Citigroup Global Research expects 2011 should provide about 15 per cent return, with a Sensex at 22,000. However, the market is expected to be more of a bottom-up than a top-down year, with less of the mid/small cap bias of 2010. The performance is likely to be driven by net earnings, expected to see 19 per cent growth for 2011-12 for Sensex companies. The market analyst at Religare set a December 2011 Sensex target of 24,000 and 7,000 for the Nifty, indicating a 21 per cent upside from current levels. The analyst believes the market would continue to grind upwards for the medium term.

Vikash Khemani, managing director, institutional sales, Edelweiss Capital, indicates 15 per cent returns from the equities market in 2011. Inflation and tightening of monetary policy may keep the equity market range-bound. Vibhav Kapoor, group chief investment officer, IL&FS, is hinting at a Sensex level of 23,000-24,000 in 2011. Inflation and increases in crude oil prices will result in rising interest rates. The higher cost of funds would then hurt corporate earnings.

The market valuation in terms of P/E multiple has discounted the two-year forward earnings of 15, if one expects the 21 per cent earnings growth in index stocks in the next two years. At 20,000, the 30-scrip BSE Sensex is trading at a P/E multiple of over 20, based on the trailing 12-months net profit for September.
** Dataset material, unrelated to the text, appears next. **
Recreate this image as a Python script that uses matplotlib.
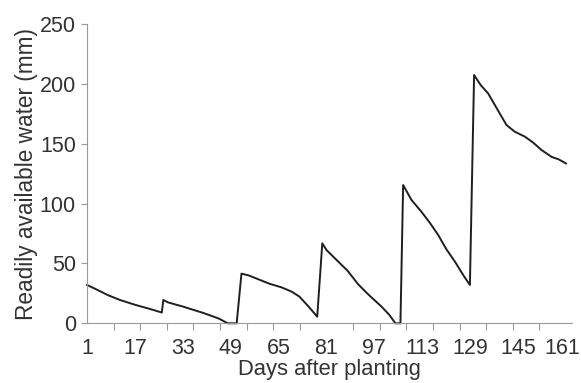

The Nifty is trading slightly lower, at around 20. The P/E ratio is expected to come down to around 18.1 for Sensex and 17.6 in the case of Nifty, based on the basis of the estimated net profit for 2010-11.

Both benchmark indices will be trading at around the historical P/E of 15 by the end of 2011-12, as foreign and domestic equity analysts expect India Inc’s net profit to grow at 20 per cent annually in the next two years.